L'expérience doejang
Et le cannabis peut encore nous surprendre. Nous craignions que ses «grignotages» n'aggravent les excès alimentaires de J., réaction à ses crampes d'estomac. En fait, la marijuana semble avoir modulé ces symptômes. Peut-être interprétait-il les douleurs de son estomac comme des signaux de faim. Certes, J. peut encore devenir surexcité s'il aime trop un aliment, et parfois, quand il mange, mon mari et moi quittons la pièce pour réduire au minimum ses distractions.
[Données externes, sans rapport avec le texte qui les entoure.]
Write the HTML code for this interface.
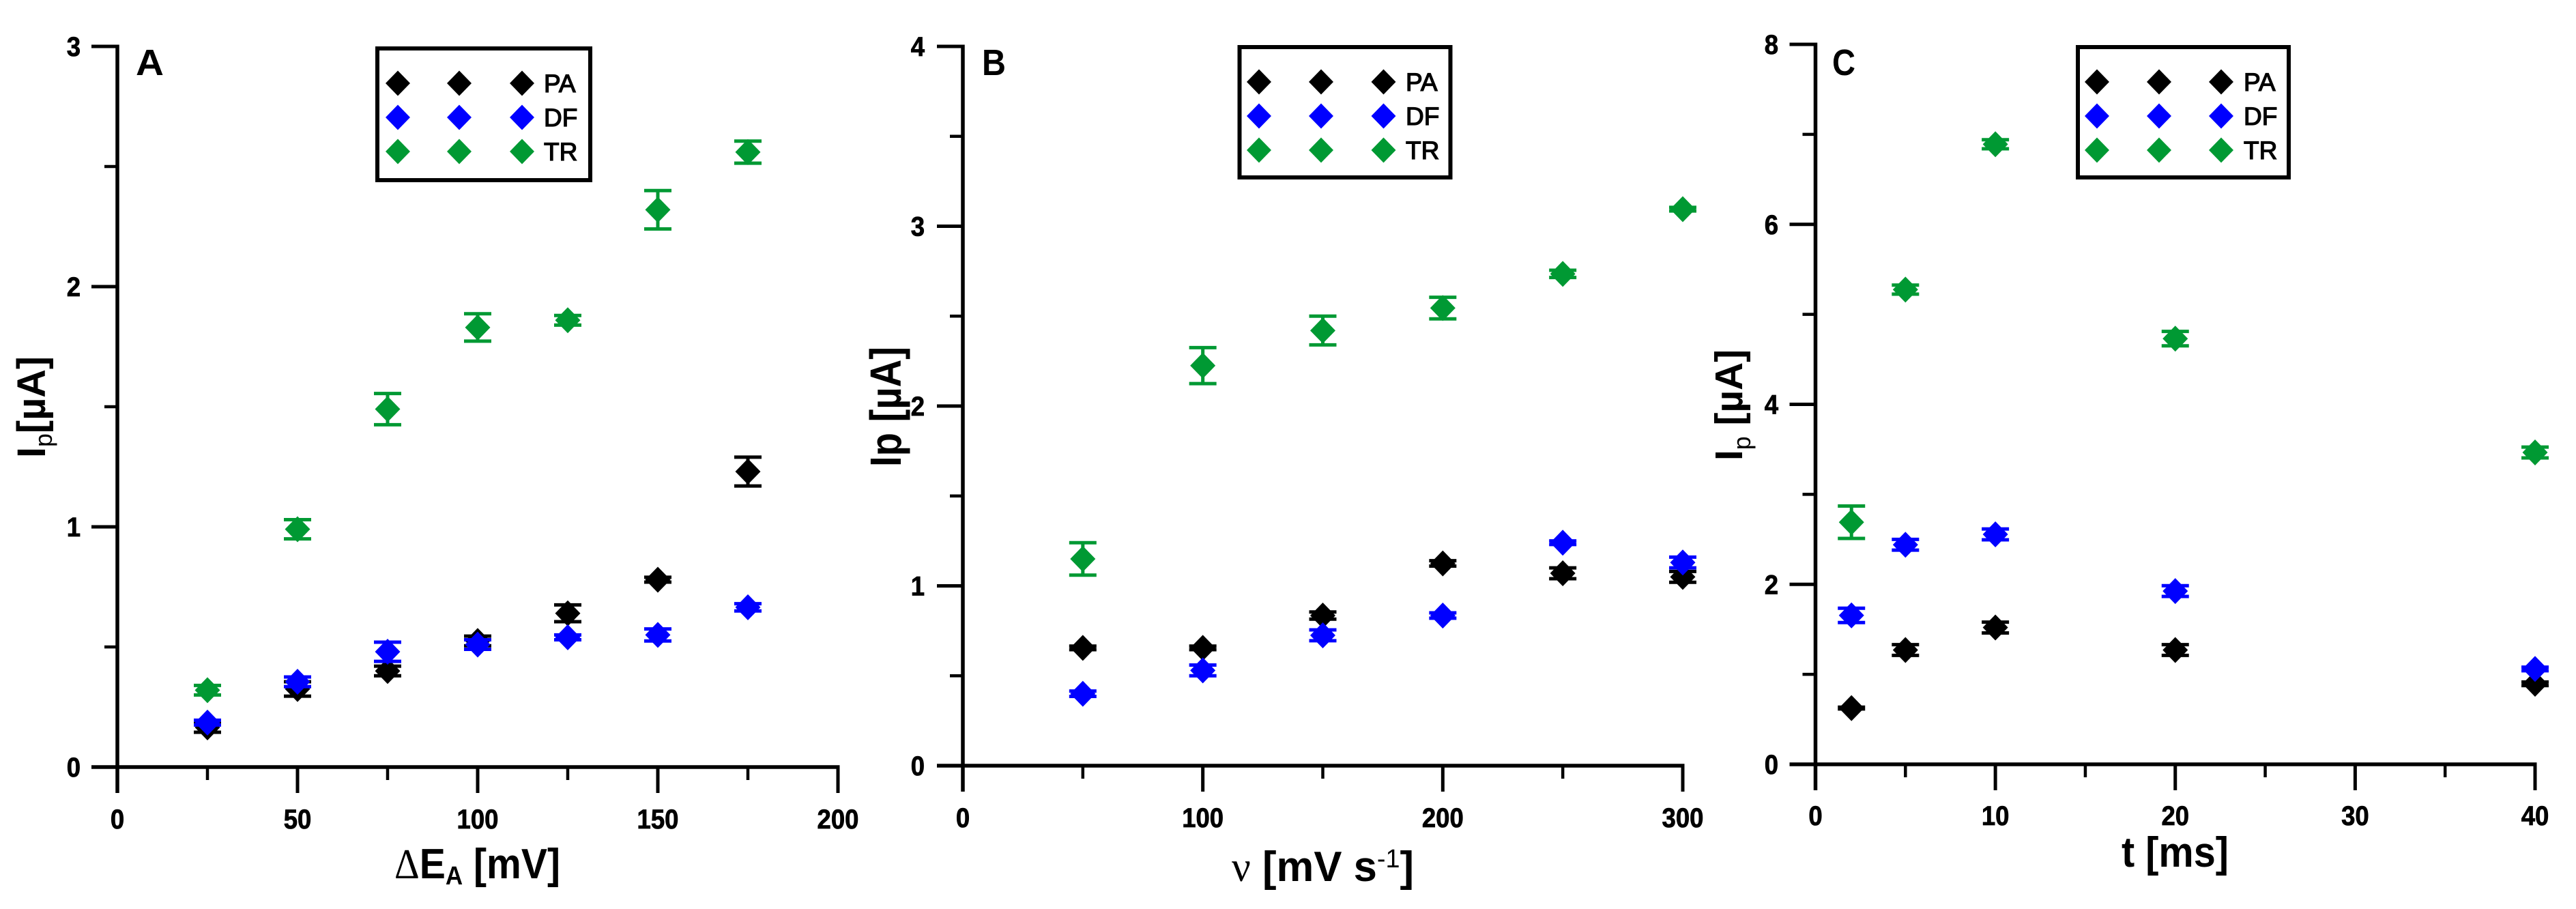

L'autre jour, nous avons osé expérimenter le «doenjang», une soupe de tofu fermenté qu'il adorait quand il était bébé. La dernière fois que nous l'avions tenté, il y a un an, il avait envoyé son bol s'écraser contre le carrelage du mur (oh, cette soupe doenjang puante et son million de manières de tout salir...)
Nous avons laissé J. tout seul dans la cuisine devant son bol fumant et nous sommes allés dans la pièce d'à côté. Nous avons attendu. Nous avons entendu le choc de la cuillère contre le bol. Des shlurps satisfaits. Puis un bruit étrange que nous n'arrivions pas à identifier: chkka chkka chkkka bsssshhht doinnng! Nous sommes revenus dans la cuisine, prêts à voir les murs repeints au doenjang. Tout était propre. Le bol et la cuillère avaient disparu.
J. avait mis sa vaisselle dans l'évier, l'avait rincée et rangée dans le lave-vaisselle -ce que nous ne lui avions jamais appris à faire, bien qu'il avait dû nous voir le faire un million de fois. En quatre mois, cet enfant qui ne savait pas s'alimenter seul était devenu capable de se nourrir et de débarrasser la table. Ce bol, pas parfaitement rincé mais presque, a été l'une des visions les plus douces de ma vie de mère. Et j'espère bien qu'il y en aura d'autres.